Au milieu de la mêlée

Le Nissan Qashqai initiait le genre des «crossovers urbains» en 2006. Le segment s’est aujourd’hui généralisé, le SUV japonais est rentré dans le rang, mais reste une solide alternative.

Qui aurait parié, à la première mondiale en septembre 2006, que le Nissan Qashqai connaîtrait un succès tel qu’il changerait à ce point en profondeur l’industrie automobile? Personne, et sans doute pas même le président de la marque japonaise, un certain Carlos Ghosn. Oui, car l’impact de ce «crossover urbain» de segment C – le premier du genre – dépassera toutes les attentes: son succès phénoménal – il explosera les 100 000 ventes en quelques mois – inspirera toute la concurrence. Le segment des SUV, qui désignait jusqu’alors les véritables baroudeurs, s’élargira avec ces aventuriers douillets. Aujourd’hui, ils représentent plus d’une vente sur deux. A nos lecteurs de décider s’il faut remercier ou conspuer le Qashqai pour cela!
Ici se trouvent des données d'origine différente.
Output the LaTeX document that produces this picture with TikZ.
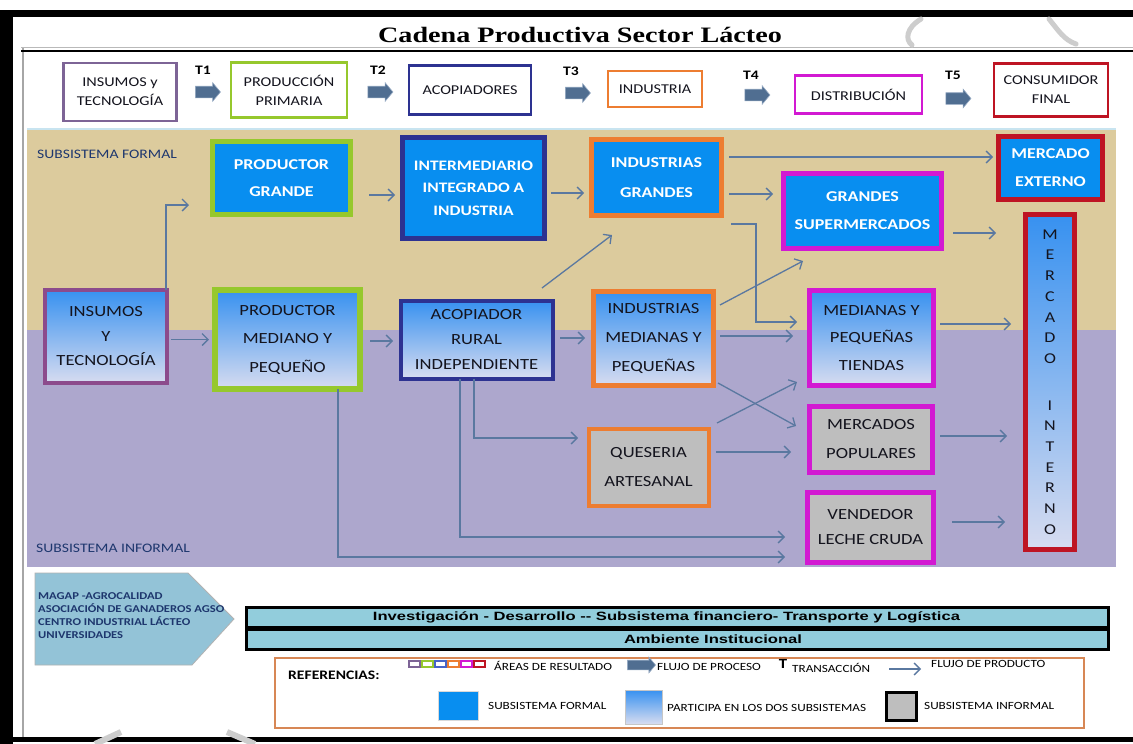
\documentclass[tikz,border=0pt]{standalone}
\usepackage{fontspec}
\usepackage{graphicx}
\setmainfont{Carlito}[FakeStretch=1.2]
\newfontfamily\titlefont{Liberation Serif}[FakeStretch=1.28]
\newfontfamily\barfont{Liberation Sans}
\usetikzlibrary{arrows.meta,shapes.arrows,calc}
\definecolor{cIns}{RGB}{125,100,150}
\definecolor{cInsB}{RGB}{140,75,140}
\definecolor{cProd}{RGB}{150,200,45}
\definecolor{cAco}{RGB}{45,50,145}
\definecolor{cLegB}{RGB}{70,100,200}
\definecolor{cInd}{RGB}{237,125,49}
\definecolor{cDis}{RGB}{210,25,210}
\definecolor{cCon}{RGB}{190,20,35}
\definecolor{fblue}{RGB}{8,142,240}
\definecolor{gtop}{RGB}{55,145,240}
\definecolor{gbot}{RGB}{215,220,240}
\definecolor{gfill}{RGB}{190,190,190}
\definecolor{txt}{RGB}{20,20,30}
\definecolor{flowc}{RGB}{90,120,160}
\definecolor{parf}{RGB}{80,110,145}
\definecolor{parb}{RGB}{150,170,195}
\definecolor{tanc}{RGB}{220,203,157}
\definecolor{lavc}{RGB}{173,167,205}
\definecolor{legc}{RGB}{215,135,85}
\definecolor{pentc}{RGB}{147,195,215}
\definecolor{barc}{RGB}{146,205,220}
\definecolor{subc}{RGB}{30,55,110}
\definecolor{wmark}{RGB}{205,205,205}
\definecolor{topline}{RGB}{200,228,240}
\begin{document}
\begin{tikzpicture}[x=1pt,y=-1pt,
  hbox/.style={draw, line width=2.4pt, fill=white, align=center, inner sep=0pt, outer sep=0pt, text=txt, font=\fontsize{13.5}{19}\selectfont},
  bluebox/.style={draw, line width=5pt, fill=fblue, align=center, inner sep=0pt, outer sep=0pt, text=white, font=\bfseries\fontsize{15}{27}\selectfont},
  gradbox/.style={draw, line width=4.5pt, top color=gtop, bottom color=gbot, align=center, inner sep=0pt, outer sep=0pt, text=txt, font=\fontsize{15.5}{27}\selectfont},
  graybox/.style={draw, line width=5pt, fill=gfill, align=center, inner sep=0pt, outer sep=0pt, text=txt, font=\fontsize{15.5}{29}\selectfont},
  flow/.style={draw=flowc, line width=1.3pt, -{Straight Barb[length=6pt,width=12pt]}},
  parrow/.style={single arrow, draw=parb, fill=parf, line width=0.6pt, minimum height=25pt, inner xsep=0pt, inner ysep=5.5pt, single arrow head extend=3.5pt, single arrow tip angle=100, outer sep=0pt},
  tlab/.style={font=\bfseries\fontsize{13}{13}\selectfont, inner sep=0pt},
  sublab/.style={font=\fontsize{13}{13}\selectfont, text=subc, inner sep=0pt, anchor=west},
  legtxt/.style={font=\fontsize{11}{11}\selectfont, text=black, inner sep=0pt, anchor=west},
  barbox/.style={draw=black, line width=3pt, fill=barc, inner sep=0pt, outer sep=0pt, minimum width=862pt, minimum height=20pt},
  bartxt/.style={font=\barfont\bfseries\fontsize{12}{12}\selectfont, inner sep=0pt}
]
\useasboundingbox (0,0) rectangle (1133,744);
\fill[white] (0,0) rectangle (1133,744);
% outer frame
\fill[black] (0,10) rectangle (1133,17);
\fill[black] (0,10) rectangle (13,744);
\fill[black] (0,737) rectangle (1133,742);
\draw[gray!70, line width=2pt] (22.5,47) -- (22.5,737);
\draw[gray!55, line width=1pt] (21,47.5) -- (1133,47.5);
\draw[black, line width=1.6pt] (21,51) -- (1133,51);
% title
\node[font=\titlefont\bfseries\fontsize{22}{22}\selectfont, inner sep=0pt] (title) at (580,35) {Cadena Productiva Sector Lácteo};
% header
\node[hbox, draw=cIns, minimum width=113pt, minimum height=58pt] (hIns) at (120,92) {INSUMOS y\\TECNOLOGÍA};
\node[hbox, draw=cProd, minimum width=116pt, minimum height=55pt] (hProd) at (289,90) {PRODUCCIÓN\\PRIMARIA};
\node[hbox, draw=cAco, minimum width=122pt, minimum height=49pt] (hAco) at (470,90) {ACOPIADORES};
\node[hbox, draw=cInd, minimum width=94pt, minimum height=36pt] (hInd) at (655,89) {INDUSTRIA};
\node[hbox, draw=cDis, minimum width=127pt, minimum height=38pt] (hDis) at (858.5,94.5) {DISTRIBUCIÓN};
\node[hbox, draw=cCon, minimum width=114pt, minimum height=53pt] (hCon) at (1051,90) {CONSUMIDOR\\FINAL};
\node[parrow] (p1) at (205.5,92) {};
\node[parrow] (p2) at (378,92) {};
\node[parrow] (p3) at (575.5,93) {};
\node[parrow] (p4) at (755,95) {};
\node[parrow] (p5) at (956,98.5) {};
\node[tlab] (t1) at (203,70.5) {T1};
\node[tlab] (t2) at (378,70.5) {T2};
\node[tlab] (t3) at (571,71.5) {T3};
\node[tlab] (t4) at (751,75) {T4};
\node[tlab] (t5) at (953,75) {T5};
% regions
\fill[tanc] (27,130) rectangle (1116,330);
\fill[lavc] (27,330) rectangle (1116,567);
\draw[topline, line width=1.5pt] (27,129) -- (1116,129);
\node[sublab] (lform) at (37,154) {SUBSISTEMA FORMAL};
\node[sublab] (linf) at (36,548) {SUBSISTEMA INFORMAL};
% body nodes
\node[gradbox, draw=cInsB, line width=4pt, minimum width=122pt, minimum height=93pt, font=\fontsize{15.5}{24.5}\selectfont] (bIns) at (106,336.5) {INSUMOS\\Y\\TECNOLOGÍA};
\node[bluebox, draw=cProd, minimum width=138pt, minimum height=73pt] (bPG) at (281.5,178) {PRODUCTOR\\GRANDE};
\node[gradbox, draw=cProd, line width=6pt, minimum width=145pt, minimum height=99pt, font=\fontsize{15.5}{28.5}\selectfont] (bPM) at (287.5,339.5) {PRODUCTOR\\MEDIANO Y\\PEQUEÑO};
\node[bluebox, draw=cAco, minimum width=142pt, minimum height=101pt, font=\bfseries\fontsize{14.5}{22.5}\selectfont] (bInt) at (473.5,188) {INTERMEDIARIO\\INTEGRADO A\\INDUSTRIA};
\node[gradbox, draw=cAco, line width=4pt, minimum width=152pt, minimum height=78pt, font=\fontsize{15.5}{25}\selectfont] (bAco) at (476.5,339.5) {ACOPIADOR\\RURAL\\INDEPENDIENTE};
\node[bluebox, draw=cInd, minimum width=130pt, minimum height=76pt, font=\bfseries\fontsize{15}{30}\selectfont] (bIG) at (656.5,177.5) {INDUSTRIAS\\GRANDES};
\node[gradbox, draw=cInd, line width=5pt, minimum width=120pt, minimum height=94pt, font=\fontsize{15.5}{29}\selectfont] (bIM) at (653.5,338.5) {INDUSTRIAS\\MEDIANAS Y\\PEQUEÑAS};
\node[graybox, draw=cInd, line width=4pt, minimum width=120pt, minimum height=77pt] (bQ) at (648.5,467) {QUESERIA\\ARTESANAL};
\node[bluebox, draw=cDis, minimum width=158pt, minimum height=75pt, font=\bfseries\fontsize{15}{28}\selectfont] (bGS) at (862.5,211) {GRANDES\\SUPERMERCADOS};
\node[gradbox, draw=cDis, line width=5pt, minimum width=124pt, minimum height=95pt, font=\fontsize{15.5}{27.5}\selectfont] (bMPT) at (871.5,338) {MEDIANAS Y\\PEQUEÑAS\\TIENDAS};
\node[graybox, draw=cDis, minimum width=123pt, minimum height=66pt] (bMP) at (871,439.5) {MERCADOS\\POPULARES};
\node[graybox, draw=cDis, minimum width=126pt, minimum height=70pt, font=\fontsize{15.5}{25}\selectfont] (bV) at (870.5,527.5) {VENDEDOR\\LECHE CRUDA};
\node[bluebox, draw=cCon, minimum width=104pt, minimum height=63pt, font=\bfseries\fontsize{15}{28}\selectfont] (bME) at (1050.5,168) {MERCADO\\EXTERNO};
\node[gradbox, draw=cCon, line width=5pt, minimum width=49pt, minimum height=335pt, font=\fontsize{15}{20.7}\selectfont] (bMI) at (1050,382) {M\\E\\R\\C\\A\\D\\O\\[26pt]I\\N\\T\\E\\R\\N\\O};
% connectors (product flow)
\draw[flow] ($(bIns.north east)+(-1,0)$) |- ($(bPG.west)+(-23.5,27)$);
\draw[flow] ($(bIns.east)+(4,3)$) -- ($(bPM.west)+(-6,0)$);
\draw[flow] ($(bPG.east)+(18.5,17)$) -- ($(bInt.west)+(-7.5,7)$);
\draw[flow] ($(bPM.east)+(10,1.5)$) -- ($(bAco.west)+(-7.5,1.5)$);
\draw[flow] ($(bInt.east)+(6.5,5)$) -- ($(bIG.west)+(-7.5,15.5)$);
\draw[flow] ($(bAco.east)+(7.5,-1.5)$) -- ($(bIM.west)+(-8.5,-0.5)$);
\draw[flow] ($(bAco.north east)+(-10.5,-12.5)$) -- ($(bIG.south)+(-44.5,19.5)$);
\draw[flow] ($(bIG.east)+(7.5,-20.5)$) -- ($(bME.west)+(-5.5,-11)$);
\draw[flow] ($(bIG.east)+(7.5,16.5)$) -- ($(bGS.west)+(-10.5,-17)$);
\draw[flow] ($(bIG.south east)+(9.5,8.5)$) -- ++(25,0) |- ($(bMPT.west)+(-12.5,-16)$);
\draw[flow] ($(bIM.north east)+(6.5,13.5)$) -- ($(bGS.south west)+(19.5,12.5)$);
\draw[flow] ($(bIM.east)+(6.5,-2.5)$) -- ($(bMPT.west)+(-16.5,-2)$);
\draw[flow] ($(bIM.south east)+(4.5,-2.5)$) -- ($(bMP.west)+(-13.5,-13.5)$);
\draw[flow] ($(bQ.north east)+(8.5,-5.5)$) -- ($(bMPT.south west)+(-12.5,-3.5)$);
\draw[flow] ($(bQ.east)+(7.5,-15)$) -- ($(bMP.west)+(-18.5,12.5)$);
\draw[flow] ($(bAco.south)+(-2.5,0)$) |- ($(bQ.west)+(-10.5,-29)$);
\draw[flow] ($(bAco.south)+(-16.5,0)$) |- ($(bV.west)+(-22.5,9.5)$);
\draw[flow] ($(bPM.south)+(50.5,0)$) |- ($(bV.west)+(-22.5,29.5)$);
\draw[flow] ($(bGS.east)+(11.5,22)$) -- ($(bMI.west)+(-29.5,-149)$);
\draw[flow] ($(bMPT.east)+(6.5,-14)$) -- ($(bMI.west)+(-14.5,-58)$);
\draw[flow] ($(bMP.east)+(7.5,-3.5)$) -- ($(bMI.west)+(-18.5,54)$);
\draw[flow] ($(bV.east)+(18.5,-5.5)$) -- ($(bMI.west)+(-20.5,140)$);
% institutions pentagon
\draw[fill=pentc, draw=gray!60, line width=0.8pt] (35,573) -- (188,573) -- (234,619) -- (192,665) -- (35,665) -- cycle;
\node[anchor=north west, align=left, inner sep=0pt, font=\bfseries\fontsize{10.5}{13.3}\selectfont, text=subc] (pent) at (38,592) {MAGAP -AGROCALIDAD\\ASOCIACIÓN DE GANADEROS AGSO\\CENTRO INDUSTRIAL LÁCTEO\\UNIVERSIDADES};
% bars
\node[barbox] (bar1) at (677.5,617) {};
\node[barbox] (bar2) at (677.5,639) {};
\node[bartxt] (bar1t) at (666.5,617) {\resizebox{587pt}{\height}{Investigación - Desarrollo -- Subsistema financiero- Transporte y Logística}};
\node[bartxt] (bar2t) at (713,639) {\resizebox{178pt}{\height}{Ambiente Institucional}};
% legend
\node[draw=legc, line width=1.2pt, minimum width=809pt, minimum height=70pt, inner sep=0pt] (leg) at (679.5,693) {};
\node[font=\bfseries\fontsize{13}{13}\selectfont, inner sep=0pt, anchor=west] (ref) at (288,675) {REFERENCIAS:};
\foreach \i/\c in {0/cIns,1/cProd,2/cLegB,3/cInd,4/cDis,5/cCon}
  \draw[draw=\c, line width=2pt, fill=white] (409+13*\i,661) rectangle ++(11,6);
\node[legtxt] (l1) at (494,666) {ÁREAS DE RESULTADO};
\node[parrow, minimum height=28pt, inner ysep=4.5pt, single arrow head extend=3pt] (lpa) at (639.5,665) {};
\node[legtxt] (l2) at (657,667) {FLUJO DE PROCESO};
\node[font=\bfseries\fontsize{14}{14}\selectfont, inner sep=0pt] (lT) at (783,664) {T};
\node[legtxt] (l3) at (792,668) {TRANSACCIÓN};
\coordinate (lfa) at (889,669);
\coordinate (lfb) at (921,669);
\draw[flow] (lfa) -- (lfb);
\node[legtxt] (l4) at (931,664) {FLUJO DE PRODUCTO};
\node[fill=fblue, draw=gray!30, line width=0.6pt, minimum width=40pt, minimum height=29pt, inner sep=0pt] (sqf) at (458,705.5) {};
\node[legtxt] (l5) at (488,706) {SUBSISTEMA FORMAL};
\node[top color=gtop, bottom color=gbot, draw=gray!45, line width=1pt, minimum width=37pt, minimum height=34pt, inner sep=0pt] (sqp) at (643.5,707) {};
\node[legtxt] (l6) at (667,708) {PARTICIPA EN LOS DOS SUBSISTEMAS};
\node[fill=gfill, draw=black, line width=3pt, minimum width=30pt, minimum height=28pt, inner sep=0pt] (sqi) at (901.5,706.5) {};
\node[legtxt] (l7) at (924,706) {SUBSISTEMA INFORMAL};
% watermark traces
\draw[wmark, line width=5pt, line cap=round] (921,19) .. controls (906,28) and (905,40) .. (912,45);
\draw[wmark, line width=5pt, line cap=round] (1049,19) .. controls (1058,30) and (1064,40) .. (1076,44);
\draw[wmark, line width=6pt] (95,744) -- (121,732);
\draw[wmark, line width=6pt] (227,732) -- (255,744);
\end{tikzpicture}
\end{document}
S’il pouvait compter en 2007 sur l’effet de surprise pour maintenir ses concurrents à distance, le Nissan Qashqai de troisième génération, dévoilé en 2021, ne peut compter plus que sur lui-même et doit sortir les griffes pour maintenir sa place. Innombrables sont les rivaux à se disputer le très juteux segment des SUV de catégorie C: d’après les chiffres de l’institut d’analyse de marché JATO dynamics, il s’est écoulé 2,34 millions de ces SUV en 2021 sur le Vieux Continent. C’est tout simplement le plus grand segment d’Europe, il n’y a dès lors rien d’étonnant à ce que chaque constructeur fourbisse ses armes.

Affûté, mais pas hypertrophié

Nissan a bien affûté son nouveau Qashqai, en commençant par le style. Les designers ont taillé au SUV japonais une robe tranchante, faite d’arêtes et de lignes aiguisées. Citons les très effilés projecteurs à LED comme l’un des éléments les plus saillants de cette parure. Comme ses concurrents, le dernier Qashqai s’étend davantage en longueur, mais sans exagération: il a grandi de six centimètres, pour atteindre 4,42 m. Les cadors du segment, les VW Tiguan et Hyundai Tucson, touchent la barre des 4,50 m. Toutefois, ce déficit de centimètres ne l’empêche pas d’offrir une habitabilité comparable à celle de ses rivaux directs. Deux adultes pourront confortablement prendre place à l’arrière et même l’occupant du centre n’aura pas l’impression d’être puni. Le conducteur et le passager avant pourront, eux, pavoiser avec des sièges chauffants, voire massants sur l’exécution haut de gamme Tekna+ (dès Fr. 44 900.–). En revanche, l’été venu, tout le monde collera sur les sièges en similicuir ou cuir (respectivement sur Tekna et Tekna+), car le Qashqai ne propose pas les sièges ventilés, contrairement au Hyundai Tucson. Le SUV japonais traîne derrière le coréen également concernant le volume de coffre, de tout juste 439 litres; ses principaux rivaux dépassent allègrement les 500 litres. Il n’y a pas de traces non plus des tirettes pratiques permettant de rabattre les dossiers de la banquette arrière à la force d’un seul doigt. 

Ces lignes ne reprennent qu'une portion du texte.